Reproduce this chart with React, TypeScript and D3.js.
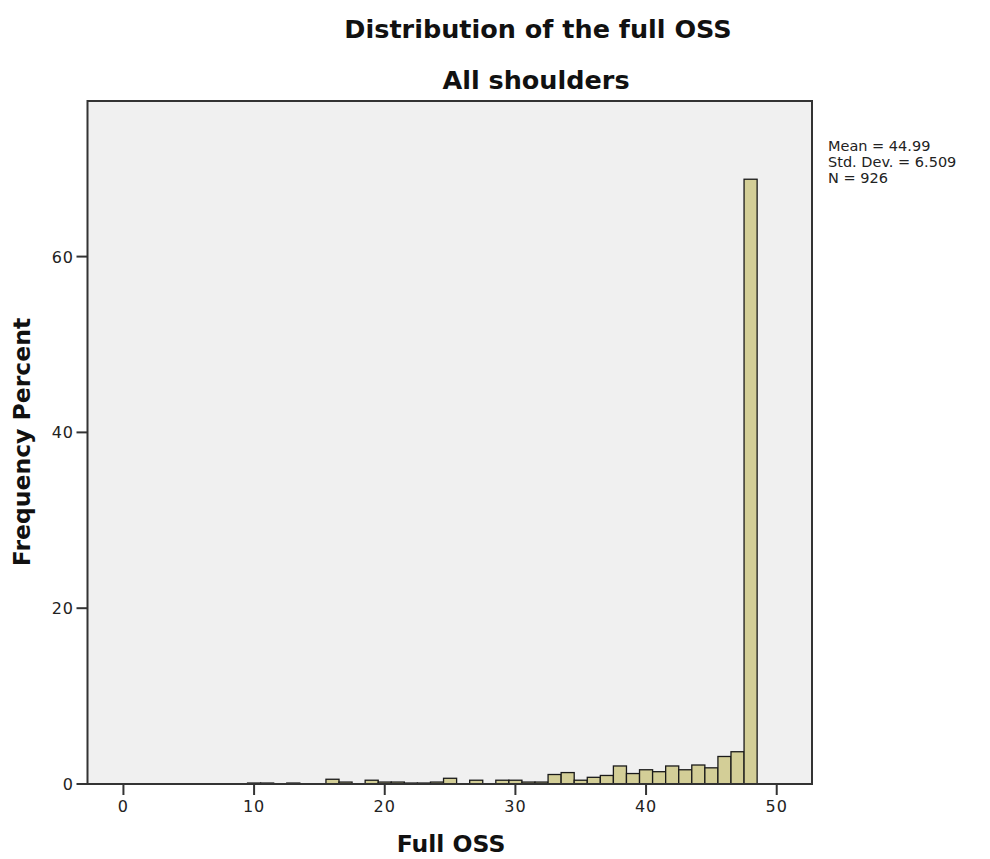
import React from "react";
import * as d3 from "d3";

const scores = [10, 11, 13, 16, 17, 19, 20, 21, 22, 23, 24, 25, 27, 29, 30, 31, 32, 33, 34, 35, 36, 37, 38, 39, 40, 41, 42, 43, 44, 45, 46, 47, 48];
const percents = [0.11, 0.11, 0.11, 0.54, 0.22, 0.43, 0.22, 0.22, 0.11, 0.11, 0.22, 0.65, 0.43, 0.43, 0.43, 0.22, 0.22, 1.08, 1.3, 0.43, 0.76, 0.97, 2.05, 1.19, 1.62, 1.4, 2.05, 1.62, 2.16, 1.84, 3.13, 3.67, 68.8];
const xTicks = [0, 10, 20, 30, 40, 50];
const yTicks = [0, 20, 40, 60];
const statsLines = ["Mean = 44.99", "Std. Dev. = 6.509", "N = 926"];
const title1 = "Distribution of the full OSS";
const title2 = "All shoulders";
const xLabel = "Full OSS";
const yLabel = "Frequency Percent";

const W = 990;
const H = 859;
const L = 87.5, R = 812, T = 101, B = 784;

export default function App() {
  const x = d3.scaleLinear().domain([-2.75, 52.7]).range([L, R]);
  const y = d3.scaleLinear().domain([0, 77.7]).range([B, T]);
  const bold = { fontFamily: "'DejaVu Sans', sans-serif", fontWeight: 700, fill: "#111" } as const;
  const reg = { fontFamily: "'DejaVu Sans', sans-serif", fill: "#222" } as const;
  return (
    <svg width={W} height={H} style={{ position: "absolute", left: 0, top: 0, background: "#fff" }}>
      <text x={538} y={38} textAnchor="middle" fontSize={25.5} {...bold}>{title1}</text>
      <text x={536} y={89} textAnchor="middle" fontSize={25.5} {...bold}>{title2}</text>
      <rect x={L} y={T} width={R - L} height={B - T} fill="#f0f0f0" stroke="none" />
      {scores.map((s, i) => (
        <rect
          key={s}
          x={x(s - 0.5)}
          y={y(percents[i])}
          width={x(s + 0.5) - x(s - 0.5)}
          height={y(0) - y(percents[i])}
          fill="#d3ce97"
          stroke="#1a1a1a"
          strokeWidth={1.3}
        />
      ))}
      <rect x={L} y={T} width={R - L} height={B - T} fill="none" stroke="#333" strokeWidth={2} />
      {xTicks.map((t) => (
        <g key={t}>
          <line x1={x(t)} x2={x(t)} y1={B} y2={B + 11} stroke="#333" strokeWidth={2} />
          <text x={x(t)} y={812} textAnchor="middle" fontSize={16} letterSpacing={1} {...reg}>{t}</text>
        </g>
      ))}
      {yTicks.map((t) => (
        <g key={t}>
          <line x1={L - 11} x2={L} y1={y(t)} y2={y(t)} stroke="#333" strokeWidth={2} />
          <text x={74} y={y(t) + 6} textAnchor="end" fontSize={16} letterSpacing={1} {...reg}>{t}</text>
        </g>
      ))}
      <text x={451} y={852} textAnchor="middle" fontSize={23.5} {...bold}>{xLabel}</text>
      <text transform={`translate(30,442) rotate(-90)`} textAnchor="middle" fontSize={23.5} {...bold}>{yLabel}</text>
      {statsLines.map((s, i) => (
        <text key={s} x={828} y={151 + i * 16} fontSize={14.5} {...reg}>{s}</text>
      ))}
    </svg>
  );
}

=====

• **Set task**
Return the material line for line, from its beginning to the line that contains "const L = 87.5, R = 812, T = 101, B = 784;", with the pictures left out.

• **Answer in full**
Reproduce this chart with React, TypeScript and D3.js.
import React from "react";
import * as d3 from "d3";

const scores = [10, 11, 13, 16, 17, 19, 20, 21, 22, 23, 24, 25, 27, 29, 30, 31, 32, 33, 34, 35, 36, 37, 38, 39, 40, 41, 42, 43, 44, 45, 46, 47, 48];
const percents = [0.11, 0.11, 0.11, 0.54, 0.22, 0.43, 0.22, 0.22, 0.11, 0.11, 0.22, 0.65, 0.43, 0.43, 0.43, 0.22, 0.22, 1.08, 1.3, 0.43, 0.76, 0.97, 2.05, 1.19, 1.62, 1.4, 2.05, 1.62, 2.16, 1.84, 3.13, 3.67, 68.8];
const xTicks = [0, 10, 20, 30, 40, 50];
const yTicks = [0, 20, 40, 60];
const statsLines = ["Mean = 44.99", "Std. Dev. = 6.509", "N = 926"];
const title1 = "Distribution of the full OSS";
const title2 = "All shoulders";
const xLabel = "Full OSS";
const yLabel = "Frequency Percent";

const W = 990;
const H = 859;
const L = 87.5, R = 812, T = 101, B = 784;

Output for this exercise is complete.